THE PROBLEM: Start at the first line of the material below and retype each line through the one containing "const percentTicks = [20, 25, 30, 35, 40, 45];", exactly.
---
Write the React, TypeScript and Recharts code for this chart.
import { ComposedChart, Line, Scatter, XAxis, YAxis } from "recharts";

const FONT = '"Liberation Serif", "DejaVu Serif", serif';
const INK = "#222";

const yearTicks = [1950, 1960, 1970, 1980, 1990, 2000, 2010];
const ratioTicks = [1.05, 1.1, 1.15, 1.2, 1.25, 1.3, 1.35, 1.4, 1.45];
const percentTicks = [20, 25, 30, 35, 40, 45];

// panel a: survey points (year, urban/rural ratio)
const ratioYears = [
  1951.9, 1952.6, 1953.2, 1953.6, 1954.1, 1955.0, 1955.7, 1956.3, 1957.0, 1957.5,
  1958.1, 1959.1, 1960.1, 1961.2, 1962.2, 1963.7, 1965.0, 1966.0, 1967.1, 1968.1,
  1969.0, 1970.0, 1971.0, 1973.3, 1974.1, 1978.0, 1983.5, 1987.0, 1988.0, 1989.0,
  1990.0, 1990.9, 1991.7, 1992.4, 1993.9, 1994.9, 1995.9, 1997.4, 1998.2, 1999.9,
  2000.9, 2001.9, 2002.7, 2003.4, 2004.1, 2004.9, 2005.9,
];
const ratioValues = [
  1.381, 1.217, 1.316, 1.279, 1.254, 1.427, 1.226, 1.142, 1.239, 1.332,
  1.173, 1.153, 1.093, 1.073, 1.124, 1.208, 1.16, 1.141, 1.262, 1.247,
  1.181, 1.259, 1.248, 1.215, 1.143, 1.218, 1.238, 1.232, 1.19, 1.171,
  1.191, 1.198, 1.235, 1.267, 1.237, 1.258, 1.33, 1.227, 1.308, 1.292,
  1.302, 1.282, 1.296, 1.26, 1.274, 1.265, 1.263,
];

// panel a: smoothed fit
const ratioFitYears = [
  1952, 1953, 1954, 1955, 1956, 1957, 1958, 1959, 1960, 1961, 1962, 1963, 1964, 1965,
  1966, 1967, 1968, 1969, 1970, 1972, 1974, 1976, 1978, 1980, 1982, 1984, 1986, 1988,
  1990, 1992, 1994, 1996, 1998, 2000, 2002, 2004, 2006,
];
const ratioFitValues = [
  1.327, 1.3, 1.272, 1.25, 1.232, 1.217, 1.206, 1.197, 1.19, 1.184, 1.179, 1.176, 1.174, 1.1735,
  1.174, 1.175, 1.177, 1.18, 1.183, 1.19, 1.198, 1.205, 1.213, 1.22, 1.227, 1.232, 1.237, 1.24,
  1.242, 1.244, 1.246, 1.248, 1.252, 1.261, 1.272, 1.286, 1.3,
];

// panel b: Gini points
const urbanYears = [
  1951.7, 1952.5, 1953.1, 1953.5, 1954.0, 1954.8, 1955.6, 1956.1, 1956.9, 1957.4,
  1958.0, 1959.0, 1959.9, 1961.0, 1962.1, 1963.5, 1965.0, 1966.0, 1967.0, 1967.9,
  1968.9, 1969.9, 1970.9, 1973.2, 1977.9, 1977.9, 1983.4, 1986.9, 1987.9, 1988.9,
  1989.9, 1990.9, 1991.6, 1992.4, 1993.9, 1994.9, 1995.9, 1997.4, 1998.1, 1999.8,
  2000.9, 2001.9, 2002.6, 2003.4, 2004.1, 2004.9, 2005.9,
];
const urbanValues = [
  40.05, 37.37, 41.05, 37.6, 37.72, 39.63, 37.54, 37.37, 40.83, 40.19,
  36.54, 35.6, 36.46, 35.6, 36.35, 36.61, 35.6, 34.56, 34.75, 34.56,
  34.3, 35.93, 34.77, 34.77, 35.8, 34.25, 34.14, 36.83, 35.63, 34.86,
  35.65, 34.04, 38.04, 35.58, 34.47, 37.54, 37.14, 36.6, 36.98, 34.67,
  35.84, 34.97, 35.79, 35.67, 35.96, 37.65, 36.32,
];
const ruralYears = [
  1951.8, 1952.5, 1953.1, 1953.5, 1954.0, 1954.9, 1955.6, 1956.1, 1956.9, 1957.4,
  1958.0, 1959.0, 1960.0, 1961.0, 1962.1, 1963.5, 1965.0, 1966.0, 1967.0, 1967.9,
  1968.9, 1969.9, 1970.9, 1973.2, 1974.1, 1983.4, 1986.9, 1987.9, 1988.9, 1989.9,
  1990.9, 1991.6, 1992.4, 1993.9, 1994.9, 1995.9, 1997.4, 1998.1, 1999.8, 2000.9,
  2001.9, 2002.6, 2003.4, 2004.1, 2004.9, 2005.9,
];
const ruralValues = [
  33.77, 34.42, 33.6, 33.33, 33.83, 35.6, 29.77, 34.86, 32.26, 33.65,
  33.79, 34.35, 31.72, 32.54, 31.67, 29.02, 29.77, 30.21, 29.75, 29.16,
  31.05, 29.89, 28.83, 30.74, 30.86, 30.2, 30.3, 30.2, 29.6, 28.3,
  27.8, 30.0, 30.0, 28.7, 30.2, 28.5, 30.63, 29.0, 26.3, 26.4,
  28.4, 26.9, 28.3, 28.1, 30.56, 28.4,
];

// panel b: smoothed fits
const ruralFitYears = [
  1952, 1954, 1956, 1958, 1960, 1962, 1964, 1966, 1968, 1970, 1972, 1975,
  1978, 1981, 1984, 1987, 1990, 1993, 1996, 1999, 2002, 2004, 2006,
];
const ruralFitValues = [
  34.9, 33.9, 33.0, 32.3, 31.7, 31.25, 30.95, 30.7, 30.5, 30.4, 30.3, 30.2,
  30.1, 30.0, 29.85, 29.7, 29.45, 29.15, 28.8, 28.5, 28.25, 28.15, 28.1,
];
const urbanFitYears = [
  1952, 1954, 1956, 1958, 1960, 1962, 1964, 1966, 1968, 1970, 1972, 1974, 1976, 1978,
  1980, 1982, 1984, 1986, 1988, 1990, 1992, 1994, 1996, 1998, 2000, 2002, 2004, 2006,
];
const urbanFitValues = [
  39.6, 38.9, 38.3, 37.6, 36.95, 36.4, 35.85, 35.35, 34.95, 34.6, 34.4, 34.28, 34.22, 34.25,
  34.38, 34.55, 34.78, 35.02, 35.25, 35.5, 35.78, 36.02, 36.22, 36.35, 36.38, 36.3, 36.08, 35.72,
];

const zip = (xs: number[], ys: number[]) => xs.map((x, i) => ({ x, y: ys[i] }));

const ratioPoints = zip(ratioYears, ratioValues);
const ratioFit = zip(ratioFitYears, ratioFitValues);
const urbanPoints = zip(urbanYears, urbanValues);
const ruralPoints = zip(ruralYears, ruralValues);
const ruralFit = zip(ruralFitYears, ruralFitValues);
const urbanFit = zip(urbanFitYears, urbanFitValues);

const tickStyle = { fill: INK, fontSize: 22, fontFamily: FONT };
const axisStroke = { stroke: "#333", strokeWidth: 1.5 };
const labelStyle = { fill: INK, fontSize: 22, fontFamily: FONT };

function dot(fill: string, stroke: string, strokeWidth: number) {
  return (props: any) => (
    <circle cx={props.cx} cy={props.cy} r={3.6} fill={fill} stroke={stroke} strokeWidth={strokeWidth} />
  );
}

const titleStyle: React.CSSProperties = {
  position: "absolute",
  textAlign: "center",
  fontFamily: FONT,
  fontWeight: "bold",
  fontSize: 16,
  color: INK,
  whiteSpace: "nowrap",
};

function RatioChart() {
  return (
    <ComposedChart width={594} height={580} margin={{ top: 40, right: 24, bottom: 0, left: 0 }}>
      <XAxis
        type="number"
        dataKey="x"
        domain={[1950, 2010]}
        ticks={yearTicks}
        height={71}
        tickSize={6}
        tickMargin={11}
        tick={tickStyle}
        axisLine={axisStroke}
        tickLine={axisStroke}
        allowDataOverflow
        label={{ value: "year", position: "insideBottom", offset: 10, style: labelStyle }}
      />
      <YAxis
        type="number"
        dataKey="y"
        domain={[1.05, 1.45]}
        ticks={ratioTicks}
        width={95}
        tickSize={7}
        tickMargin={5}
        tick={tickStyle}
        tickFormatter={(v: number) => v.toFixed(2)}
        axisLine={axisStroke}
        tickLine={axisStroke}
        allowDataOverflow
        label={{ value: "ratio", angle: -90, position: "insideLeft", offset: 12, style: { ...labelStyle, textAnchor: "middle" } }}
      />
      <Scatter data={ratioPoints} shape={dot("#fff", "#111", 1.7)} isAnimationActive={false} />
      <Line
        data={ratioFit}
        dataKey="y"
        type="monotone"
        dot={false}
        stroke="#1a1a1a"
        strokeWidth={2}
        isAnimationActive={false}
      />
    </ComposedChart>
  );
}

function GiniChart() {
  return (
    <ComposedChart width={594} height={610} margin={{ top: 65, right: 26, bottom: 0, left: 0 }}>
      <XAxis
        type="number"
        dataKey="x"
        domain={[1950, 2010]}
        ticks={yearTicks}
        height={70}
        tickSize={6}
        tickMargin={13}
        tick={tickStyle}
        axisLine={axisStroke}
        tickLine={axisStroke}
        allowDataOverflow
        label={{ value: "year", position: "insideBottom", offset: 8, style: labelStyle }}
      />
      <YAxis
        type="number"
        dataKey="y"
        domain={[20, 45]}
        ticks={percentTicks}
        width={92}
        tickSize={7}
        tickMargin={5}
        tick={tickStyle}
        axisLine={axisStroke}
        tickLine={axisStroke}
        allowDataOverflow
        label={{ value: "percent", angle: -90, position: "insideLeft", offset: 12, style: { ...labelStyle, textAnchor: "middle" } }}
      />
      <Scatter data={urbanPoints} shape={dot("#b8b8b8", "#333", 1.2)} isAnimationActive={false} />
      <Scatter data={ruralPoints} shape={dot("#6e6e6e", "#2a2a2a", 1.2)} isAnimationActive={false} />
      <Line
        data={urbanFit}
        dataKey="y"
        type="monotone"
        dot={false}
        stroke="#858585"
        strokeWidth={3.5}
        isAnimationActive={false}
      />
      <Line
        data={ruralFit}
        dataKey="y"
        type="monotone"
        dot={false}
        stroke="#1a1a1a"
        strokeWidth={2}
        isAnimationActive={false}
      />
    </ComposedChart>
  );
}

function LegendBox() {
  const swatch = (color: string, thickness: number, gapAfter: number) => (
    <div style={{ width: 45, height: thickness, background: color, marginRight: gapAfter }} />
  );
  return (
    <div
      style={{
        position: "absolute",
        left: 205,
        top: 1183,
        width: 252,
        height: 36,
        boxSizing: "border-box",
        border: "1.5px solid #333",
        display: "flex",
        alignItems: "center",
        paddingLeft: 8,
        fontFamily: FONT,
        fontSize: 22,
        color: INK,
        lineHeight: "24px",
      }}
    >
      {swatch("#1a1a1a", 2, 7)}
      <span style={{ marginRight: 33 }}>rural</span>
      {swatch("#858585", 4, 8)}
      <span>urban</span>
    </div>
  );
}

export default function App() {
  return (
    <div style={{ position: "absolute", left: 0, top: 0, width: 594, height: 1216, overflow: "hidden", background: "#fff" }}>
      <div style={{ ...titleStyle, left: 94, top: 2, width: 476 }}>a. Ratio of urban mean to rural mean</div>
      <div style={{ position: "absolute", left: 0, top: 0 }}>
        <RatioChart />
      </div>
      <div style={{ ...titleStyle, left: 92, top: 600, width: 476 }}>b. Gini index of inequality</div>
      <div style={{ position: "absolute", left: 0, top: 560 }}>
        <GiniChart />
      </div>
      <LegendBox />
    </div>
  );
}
---
THE OUTPUT:
Write the React, TypeScript and Recharts code for this chart.
import { ComposedChart, Line, Scatter, XAxis, YAxis } from "recharts";

const FONT = '"Liberation Serif", "DejaVu Serif", serif';
const INK = "#222";

const yearTicks = [1950, 1960, 1970, 1980, 1990, 2000, 2010];
const ratioTicks = [1.05, 1.1, 1.15, 1.2, 1.25, 1.3, 1.35, 1.4, 1.45];
const percentTicks = [20, 25, 30, 35, 40, 45];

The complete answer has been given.